I could not find the source code of HIP version of GROMACS else where.
The performance is underwhelmed on MI210. I am not sure if this built is reliable in term of performace and is validated for correctness.

Clarification from GROMACS devs is much appreciated.

Thanks.

Hello,

this is a port of our code that the AMD developers have done themselves without our input. This means that we don’t have access to the code and can’t help you with it in terms of getting better performance or to check correctness, sorry.

Cheers

Paul

Thanks for your clarification.
Since this is an unofficial port by AMD, I will tread with caution.

Based on the most recent hipsycl-related issue on 4465, and subsequent merge requests (2643, 2662):

  • MI100’s performance is unreliable
  • MI200 stil hangs

Is the above understanding correct ?
For testing MI200 / MI210, do you recommend the latest commit over the stable release 2022.1 ?

For testing, I would recommend using the latest commit from the hwe-release-2022 branch, where we collect changes needed to allow the 2022 release to run on hardware using hipSYCL.

This means that you can expect the rest of the features to be the same as for the official 2022 releases, with only changes to hardware support.

Again, I would also recommend to tread with caution there, as we are still trying to get things to work reliable.

Cheers

Paul

1 Like

Can you please clarify what do you mean by the above?
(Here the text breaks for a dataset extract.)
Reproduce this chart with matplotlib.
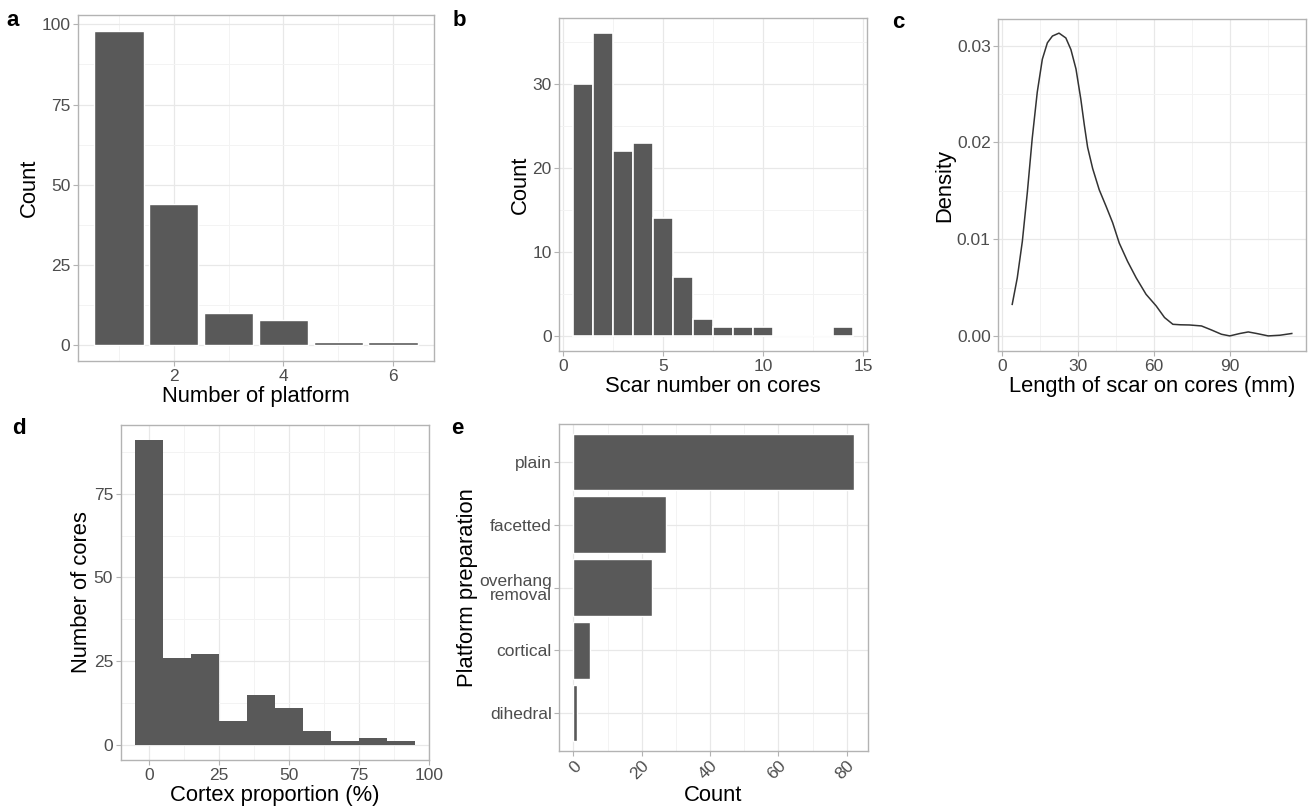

Thanks, we will certainly heed your advice.

Since AMD does not publish GROMACS benchmark result, we are doing performance survey on AMD devices to keep track of what works and doesn’t.
We will test hwe branch and see how performance lines up vs. HIP version.
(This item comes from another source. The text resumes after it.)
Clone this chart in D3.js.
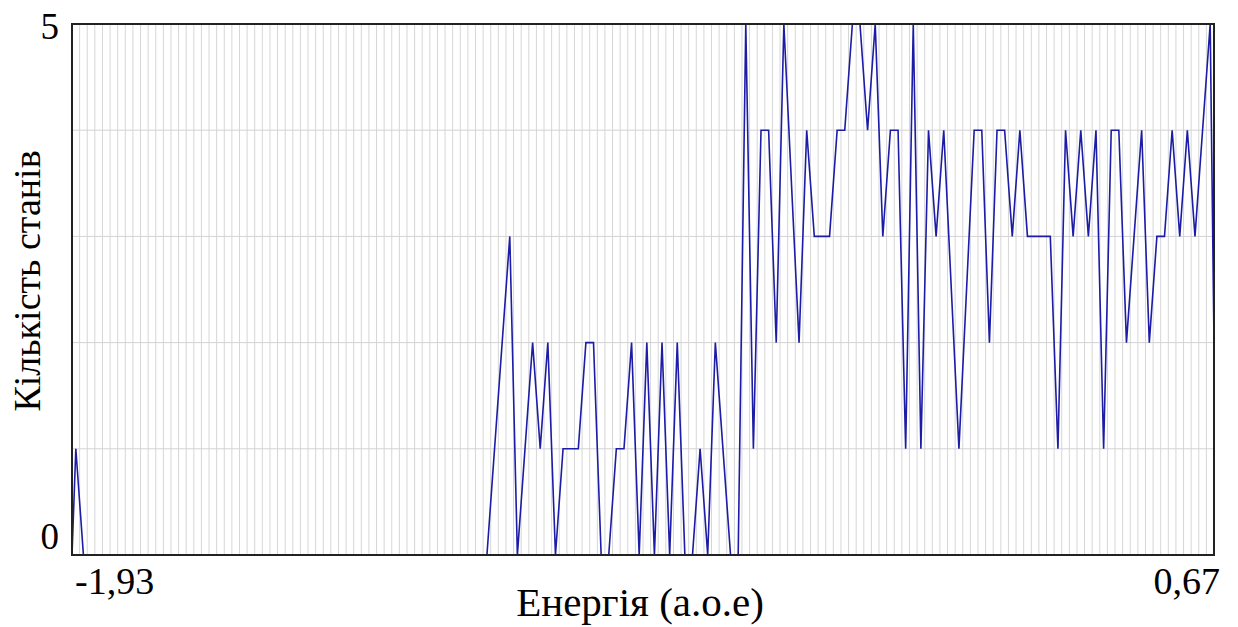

  • If I the hipsycl’s -munsafe-fp-atomics is used, there is a marginal perform gain of 2~3% but M100 performance is noisy, as you stated in 2643.
  • The hipsycl macro was introduced with 2662 for MI200, since MI100 (gfx908) still generate slow CAS loop regardless. Here, the orginal committer comments below that 2643 causes hang, I assume with also MI200.
  • Manually call ‘fast’ function was tested with MI100 but not MI200.

Above is what I collected regarding AMD performance. To recap:

  • -munsafe-fp-atomics: noisy for MI100, hangs for MI200 (I am not 100% sure about this)
  • hipsycl macro: too slow for MI100, good performance with MI200

Please correct me if I misunderstood the issue

Thanks.

That’s true, but it worked fine on our MI100 test stand, so YMMV.

And, as far as I know, no tests were done on MI200 for any of the solutions.

From the log file, the GPUDirect feature has not been ported to SYCL. Am I understand correctly ?

Yes, you are right.

We have in-development partial support for GPU Direct halo exchange with GPU-aware MPI (not threadMPI) in a separate branch, aa-sycl-mpi-halo-exchange-v2, which will be part of 2022-HWE release. If you are feeling adventurous, you can try building it. No special configure flags are required (besides -DGMX_MPI=ON), but at runtime, you will have to set GMX_FORCE_GPU_AWARE_MPI=1 GMX_ENABLE_DIRECT_GPU_COMM=1. If you try it, we would appreciate you sharing your observations.